A Lyon, un homme souffrant d’une cinquantaine d’années souffre de déficience des fonctions mentales et de cardiopathie. Il n’a aucun état civil. Le nom qu’il donne aux services sociaux n’est pas son nom, son origine de Martinique ou de Guadeloupe est fantaisiste. Par conséquent, il n’a aucune inscription sociale, hormis la Couverture Maladie Universelle. Il est parvenu cependant à bénéficier d’un hébergement gratuit dans une résidence sociale du fait de sa situation de handicap et de la valorisation qu’il fait d’une identité chrétienne porteuse. Il se démarque avec énergie du statut de SDF :

‘« Moi, je n’ai rien avec eux. Je ne fume pas, je ne bois pas, j’ai aucun vice ! Je suis un homme parfait ! » ’
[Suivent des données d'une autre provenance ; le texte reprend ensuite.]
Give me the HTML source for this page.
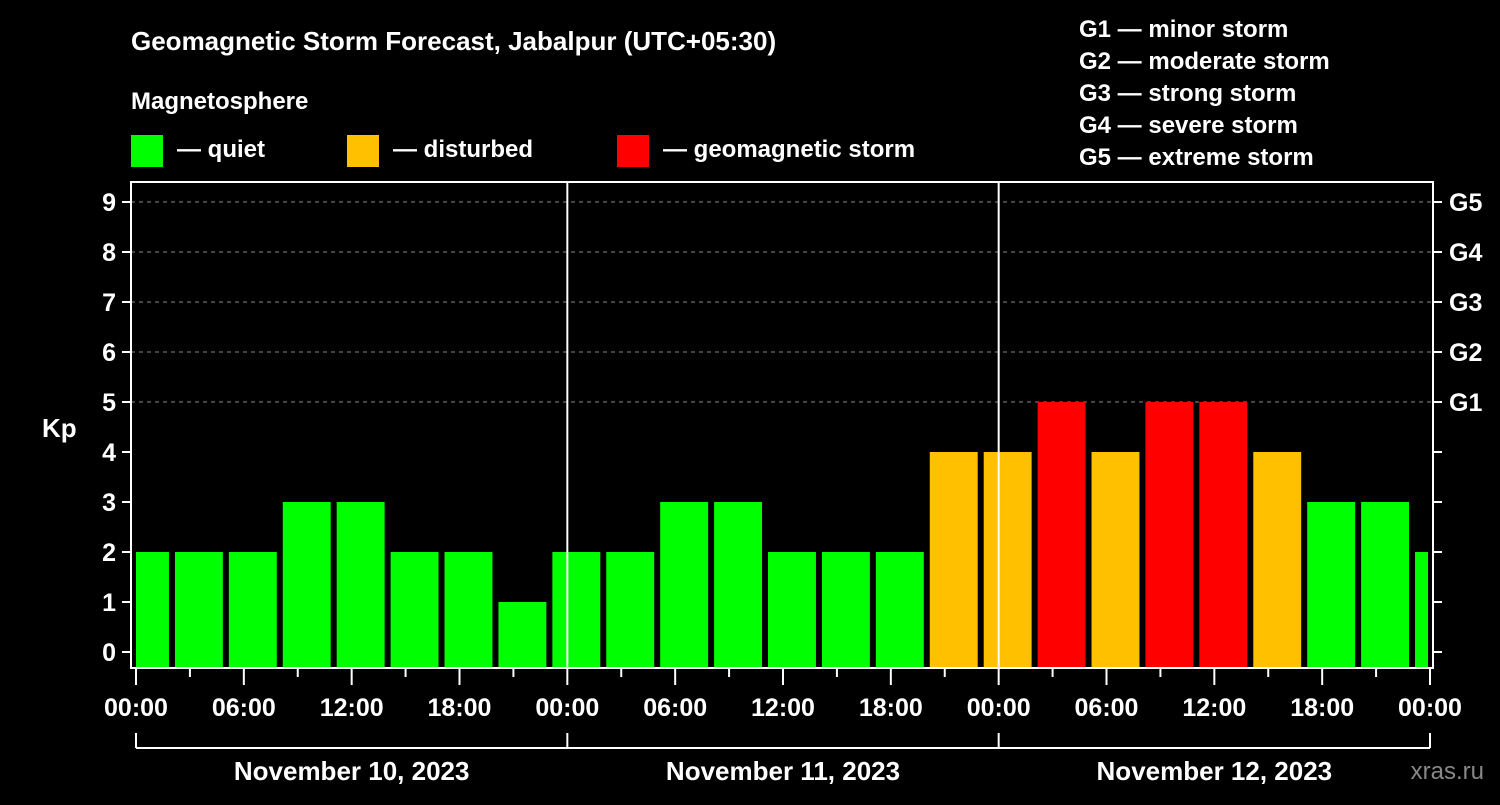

dit-il en souriant. Il puise à toutes les ressources offertes par les réseaux sociaux et associatifs, en fonction de ses besoins matériels et d’estime de soi.

A Dakar, une veuve de 95 ans vit dans la rue et pratique la mendicité. Elle se bat pour sa famille :

‘« Je veux assumer la nourriture à mes 3 filles pour cet hivernage qui approche ! »’

Pourtant, elle souffre de déficiences multiples :

‘« Ma première maladie, c’est la vieillesse, les pieds qui refusent de marcher et la vue embrouillée ! »’

Nous lui demandons ce qu’elle pense de ces conditions de vie, elle nous répond en mettant en avant sa foi simple et tranquille :

‘« La rue ? Quand on n’a pas le choix, on ne regrette rien. Dieu, merci pour la vie ! »’

Nous signalons ici que n’avons rencontré aucune personne dans les stratégies d’ajustement par l’action sous la forme du déni : la personne réprime ou refoule le problème pour s’investir dans des distractions ou la suractivité.

Nous mentionnons également une stratégie transversale à celles qui viennent d’être citées : la stratégie de recherche de soutien social. Sauf exception et repli dans un autisme social profond, la plupart des personnes recherchent du soutien social pour obtenir une écoute, une information ou une aide matérielle. Cependant, lorsqu’elles sont dans des stratégies développées autour de l’émotion, elles ne se mobilisent pas forcément pour venir au contact. La démarche d’« aller vers » elles, sur leur territoire dans la rue, est particulièrement adaptée.

Notes
218.

Groupe islamique armé

219.

Office Français de Protection des Réfugiés ou Apatrides

220.

Ces pays sont dits « pourvoyeur de mendiants ». C’est ce qui explique que, lorsqu’il y a des rafles de mendiants en centre ville, la police les emmène à la frontière du Sénégal.